▸ **ENTRIES**
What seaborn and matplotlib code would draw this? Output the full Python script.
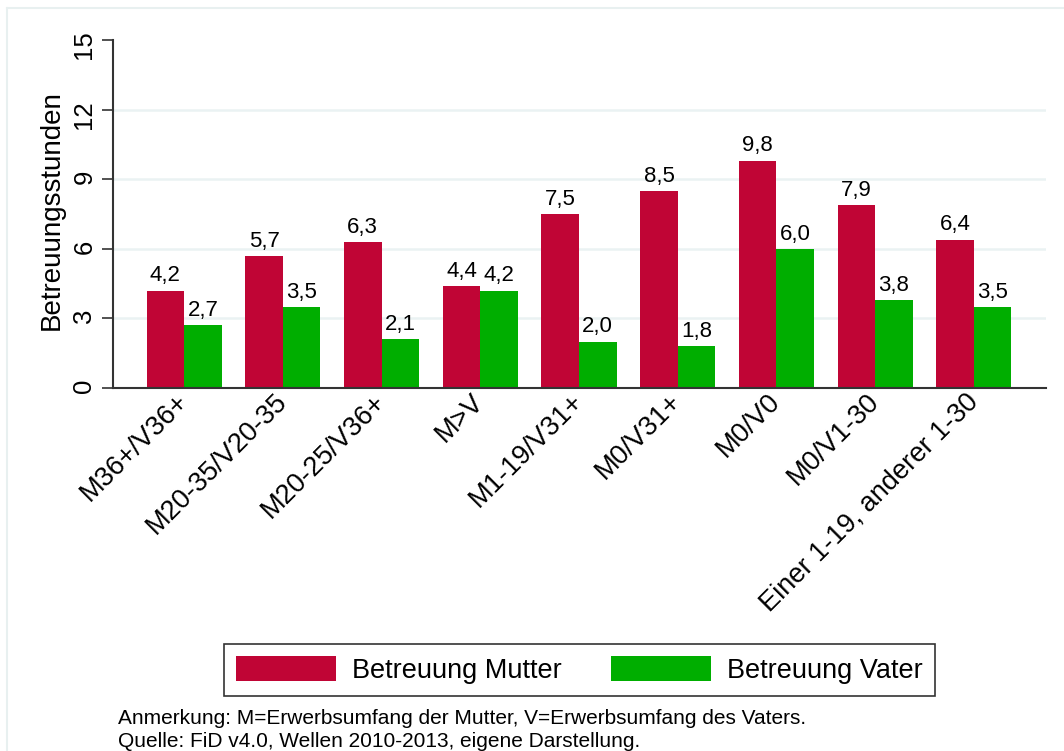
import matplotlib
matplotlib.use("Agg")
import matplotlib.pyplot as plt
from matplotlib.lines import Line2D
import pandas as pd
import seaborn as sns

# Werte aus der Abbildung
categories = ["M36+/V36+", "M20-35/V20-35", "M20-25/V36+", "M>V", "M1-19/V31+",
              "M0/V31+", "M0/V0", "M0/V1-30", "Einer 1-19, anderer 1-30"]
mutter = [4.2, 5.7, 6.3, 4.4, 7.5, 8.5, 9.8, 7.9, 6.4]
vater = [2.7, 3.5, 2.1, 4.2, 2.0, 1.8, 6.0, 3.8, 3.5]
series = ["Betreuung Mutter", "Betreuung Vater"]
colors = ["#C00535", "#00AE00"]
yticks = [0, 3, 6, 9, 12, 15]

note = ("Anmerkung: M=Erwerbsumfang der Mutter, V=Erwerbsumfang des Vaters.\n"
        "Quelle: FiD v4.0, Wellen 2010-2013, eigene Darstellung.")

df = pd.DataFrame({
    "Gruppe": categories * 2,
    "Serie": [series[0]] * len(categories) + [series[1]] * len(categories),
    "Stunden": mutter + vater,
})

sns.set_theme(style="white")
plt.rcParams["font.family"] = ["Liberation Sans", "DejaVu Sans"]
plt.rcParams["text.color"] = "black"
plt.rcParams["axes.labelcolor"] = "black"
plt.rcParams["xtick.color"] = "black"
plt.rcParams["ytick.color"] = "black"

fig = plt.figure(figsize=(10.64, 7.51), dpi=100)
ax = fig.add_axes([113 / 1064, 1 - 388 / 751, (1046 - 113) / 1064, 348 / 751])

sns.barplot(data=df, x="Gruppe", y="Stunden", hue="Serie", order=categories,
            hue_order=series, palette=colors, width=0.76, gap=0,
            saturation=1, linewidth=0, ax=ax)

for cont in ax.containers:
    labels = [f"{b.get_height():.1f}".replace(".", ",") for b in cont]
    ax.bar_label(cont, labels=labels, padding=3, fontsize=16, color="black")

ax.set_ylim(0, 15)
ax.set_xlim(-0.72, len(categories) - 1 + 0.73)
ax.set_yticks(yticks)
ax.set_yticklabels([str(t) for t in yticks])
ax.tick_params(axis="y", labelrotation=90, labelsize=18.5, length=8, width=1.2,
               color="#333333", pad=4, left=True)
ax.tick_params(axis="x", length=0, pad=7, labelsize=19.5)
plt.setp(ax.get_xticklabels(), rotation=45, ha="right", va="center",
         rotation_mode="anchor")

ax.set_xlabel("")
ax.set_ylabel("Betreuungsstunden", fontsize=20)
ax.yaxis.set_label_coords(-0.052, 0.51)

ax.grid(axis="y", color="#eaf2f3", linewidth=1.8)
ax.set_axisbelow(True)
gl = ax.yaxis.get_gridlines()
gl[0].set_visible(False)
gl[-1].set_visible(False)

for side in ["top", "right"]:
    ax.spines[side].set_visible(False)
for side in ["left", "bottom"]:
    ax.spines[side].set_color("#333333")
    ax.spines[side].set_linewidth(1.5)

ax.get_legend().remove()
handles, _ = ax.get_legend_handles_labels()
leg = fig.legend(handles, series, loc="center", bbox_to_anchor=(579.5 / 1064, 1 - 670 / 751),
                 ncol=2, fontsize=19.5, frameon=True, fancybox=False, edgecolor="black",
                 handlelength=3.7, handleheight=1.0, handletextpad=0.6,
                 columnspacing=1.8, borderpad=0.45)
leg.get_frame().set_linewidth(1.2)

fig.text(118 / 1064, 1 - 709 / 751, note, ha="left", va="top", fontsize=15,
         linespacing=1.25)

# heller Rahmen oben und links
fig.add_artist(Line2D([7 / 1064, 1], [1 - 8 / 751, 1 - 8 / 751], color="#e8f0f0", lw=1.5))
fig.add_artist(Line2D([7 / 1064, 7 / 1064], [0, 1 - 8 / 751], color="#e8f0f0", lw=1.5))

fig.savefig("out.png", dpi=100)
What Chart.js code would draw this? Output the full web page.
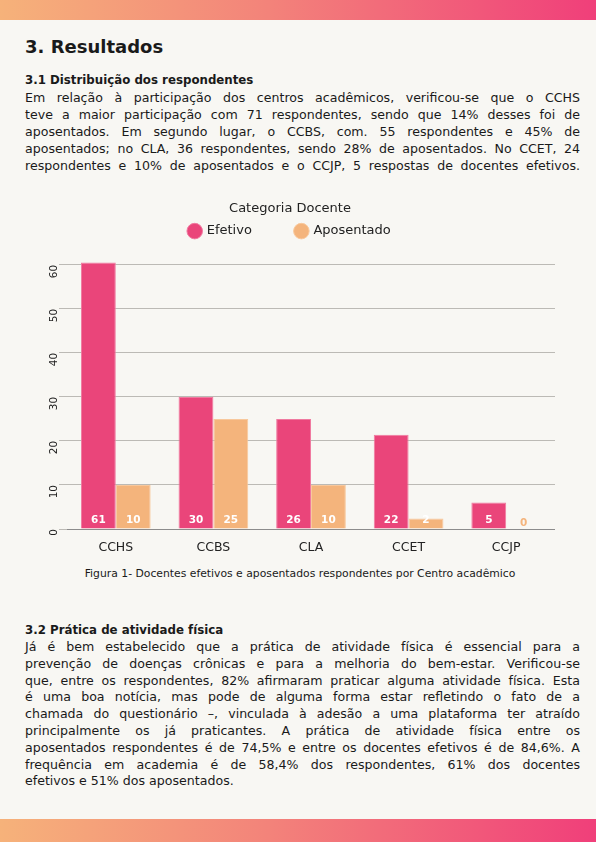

▸ **THE TASK**
Omit the images and transcribe all of the records above word for word.

▸ **RIGHT ANSWER**
What seaborn and matplotlib code would draw this? Output the full Python script.
import matplotlib
matplotlib.use("Agg")
import matplotlib.pyplot as plt
from matplotlib.lines import Line2D
import pandas as pd
import seaborn as sns

# Werte aus der Abbildung
categories = ["M36+/V36+", "M20-35/V20-35", "M20-25/V36+", "M>V", "M1-19/V31+",
              "M0/V31+", "M0/V0", "M0/V1-30", "Einer 1-19, anderer 1-30"]
mutter = [4.2, 5.7, 6.3, 4.4, 7.5, 8.5, 9.8, 7.9, 6.4]
vater = [2.7, 3.5, 2.1, 4.2, 2.0, 1.8, 6.0, 3.8, 3.5]
series = ["Betreuung Mutter", "Betreuung Vater"]
colors = ["#C00535", "#00AE00"]
yticks = [0, 3, 6, 9, 12, 15]

note = ("Anmerkung: M=Erwerbsumfang der Mutter, V=Erwerbsumfang des Vaters.\n"
        "Quelle: FiD v4.0, Wellen 2010-2013, eigene Darstellung.")

df = pd.DataFrame({
    "Gruppe": categories * 2,
    "Serie": [series[0]] * len(categories) + [series[1]] * len(categories),
    "Stunden": mutter + vater,
})

sns.set_theme(style="white")
plt.rcParams["font.family"] = ["Liberation Sans", "DejaVu Sans"]
plt.rcParams["text.color"] = "black"
plt.rcParams["axes.labelcolor"] = "black"
plt.rcParams["xtick.color"] = "black"
plt.rcParams["ytick.color"] = "black"

fig = plt.figure(figsize=(10.64, 7.51), dpi=100)
ax = fig.add_axes([113 / 1064, 1 - 388 / 751, (1046 - 113) / 1064, 348 / 751])

sns.barplot(data=df, x="Gruppe", y="Stunden", hue="Serie", order=categories,
            hue_order=series, palette=colors, width=0.76, gap=0,
            saturation=1, linewidth=0, ax=ax)

for cont in ax.containers:
    labels = [f"{b.get_height():.1f}".replace(".", ",") for b in cont]
    ax.bar_label(cont, labels=labels, padding=3, fontsize=16, color="black")

ax.set_ylim(0, 15)
ax.set_xlim(-0.72, len(categories) - 1 + 0.73)
ax.set_yticks(yticks)
ax.set_yticklabels([str(t) for t in yticks])
ax.tick_params(axis="y", labelrotation=90, labelsize=18.5, length=8, width=1.2,
               color="#333333", pad=4, left=True)
ax.tick_params(axis="x", length=0, pad=7, labelsize=19.5)
plt.setp(ax.get_xticklabels(), rotation=45, ha="right", va="center",
         rotation_mode="anchor")

ax.set_xlabel("")
ax.set_ylabel("Betreuungsstunden", fontsize=20)
ax.yaxis.set_label_coords(-0.052, 0.51)

ax.grid(axis="y", color="#eaf2f3", linewidth=1.8)
ax.set_axisbelow(True)
gl = ax.yaxis.get_gridlines()
gl[0].set_visible(False)
gl[-1].set_visible(False)

for side in ["top", "right"]:
    ax.spines[side].set_visible(False)
for side in ["left", "bottom"]:
    ax.spines[side].set_color("#333333")
    ax.spines[side].set_linewidth(1.5)

ax.get_legend().remove()
handles, _ = ax.get_legend_handles_labels()
leg = fig.legend(handles, series, loc="center", bbox_to_anchor=(579.5 / 1064, 1 - 670 / 751),
                 ncol=2, fontsize=19.5, frameon=True, fancybox=False, edgecolor="black",
                 handlelength=3.7, handleheight=1.0, handletextpad=0.6,
                 columnspacing=1.8, borderpad=0.45)
leg.get_frame().set_linewidth(1.2)

fig.text(118 / 1064, 1 - 709 / 751, note, ha="left", va="top", fontsize=15,
         linespacing=1.25)

# heller Rahmen oben und links
fig.add_artist(Line2D([7 / 1064, 1], [1 - 8 / 751, 1 - 8 / 751], color="#e8f0f0", lw=1.5))
fig.add_artist(Line2D([7 / 1064, 7 / 1064], [0, 1 - 8 / 751], color="#e8f0f0", lw=1.5))

fig.savefig("out.png", dpi=100)
What Chart.js code would draw this? Output the full web page.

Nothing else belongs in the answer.